Donderdagavond 9 november 1944. De Duitse bezetter blokkeert alle bruggen, straten en het telefoonverkeer in Rotterdam/Schiedam. Het is de voorbode van de grootste razzia in Nederland, uitgevoerd op 10 en 11 november, waarbij zo´n 52.000 mannen tussen de 17 en 40 jaar werden afgevoerd voor de arbeidsinzet, ze kwamen merendeels terecht in concentratiekampen.
Eind 1944 was het zuidelijk deel van Nederland bevrijd. De geallieerden maakten zich op voor de inval in Duitsland en de aanval op Noord–Nederland. Jonge Nederlandse mannen konden steun bieden aan het geallieerde leger. Uit voorzorg haalden de moffen de mannen straat voor straat uit de huizen. ‘Op hen, die pogen te ontvluchten of weerstand te bieden, zal worden geschoten’, de vijand liet aan duidelijkheid niets te wensen over.
Mijn vader, net 17 geworden, woonde in de Schippersstraat, een zijstraat van de Schiedamseweg, Gewapende soldaten kwamen het huis in. Zijn moeder drukte hem nog gauw een pakje met pannenkoeken in de hand en weg was hij. Door de Rotterdamse razzia waren deze acties in andere steden minder succesvol. Daar dook het merendeel van de mannen onder.
Läuse Buben
Tachtig jaar na dato sta ik op de plek waar mijn vader uiteindelijk in een Konzentrationslager terechtkwam, in Görlitz, een stad in de Duitse deelstaat Saksen. De rivier de Neisse stroomt er lieflijk langs, aan de overkant ligt Polen.

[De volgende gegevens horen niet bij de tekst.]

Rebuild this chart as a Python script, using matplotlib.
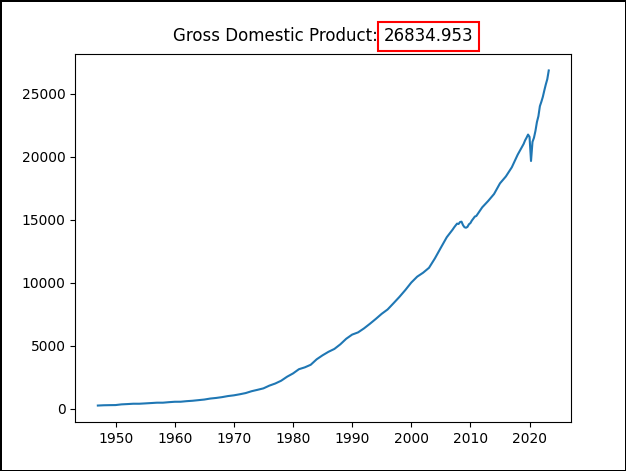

Hij sprak er zelden over, maar deed hij het dan ging het over de erbarmelijke hygiënische leefomstandigheden, de medische nood, het geratel van mitrailleurs en het steeds terugkerende gekrijs. In een ijskoude nacht werden hij en zijn barakgenoten door de SS naar buiten gesleurd. Een vuurpeloton stond klaar. Zijn angst was overweldigend, het einde leek nabij. Onder de soldaten brak luid gelach uit. ‘Na, ihr Läuse Buben´, bulderde hun commandant, ´dass war nur Scherz. Zurück in euer schmutzige Unterkunft und schnell!’
Subkamp
Het KZ Biesnitzer Grund in Görlitz was een subkamp van het Nacht und Nebel-kamp Gross-Rosen (Rogoźnica, Polen), daar zaten vooral Joden. Joden waren er ook in Biesnitzer Grund, van de 1.500 Joden werden er zo’n vierhonderd geliquideerd. Ze liggen in een massagraf op de – inmiddels herstelde – Joodse begraafplaats. De rest ging naar de vernietigingskampen.
Dodemanstocht
In februari ’45 naderde het Rode Leger de Neisse. Haastig werd het kamp ontruimd. Vader liep westwaarts, het was een onmenselijke voettocht. Geen drinken, nauwelijks voedsel. Wie niet meer kon werd doodgeschoten. Vanaf grote afstand zag hij het brandende Dresden, het geallieerde bombardement vond plaats op 13 en 14 februari. Uiteindelijk bereikte de dodemanstocht Mittweida. Daar zat hij vast in een KZ waar slavenarbeid werd verricht voor de elektronicafirma C. Lorenz AG.
In april klonk in de verte het Amerikaanse geschut. De SS ontruimde het kamp. Hij ging naar KZ Röchlitz, een dependance van KZ Flossenbürg. Daar werd hij op 14 april 1945 bevrijd door de Amerikaanse 6th Armored Division, bijgenaamd The Super Sixth.
De geallieerden brachten hem en vele anderen terug naar Nederland, naar Maastricht. Vandaar ging hij naar zijn ouders in Rotterdam. Voor psychische opvang was geen plaats. Zijn familie zat boordevol ellende. De Hongerwinter had er flink in gehakt. Hij wilde zo gauw mogelijk alle tragiek vergeten. Alleen bij vlagen had hij er last van. Tot na zijn veertigste, toen begon het pas echt te knellen.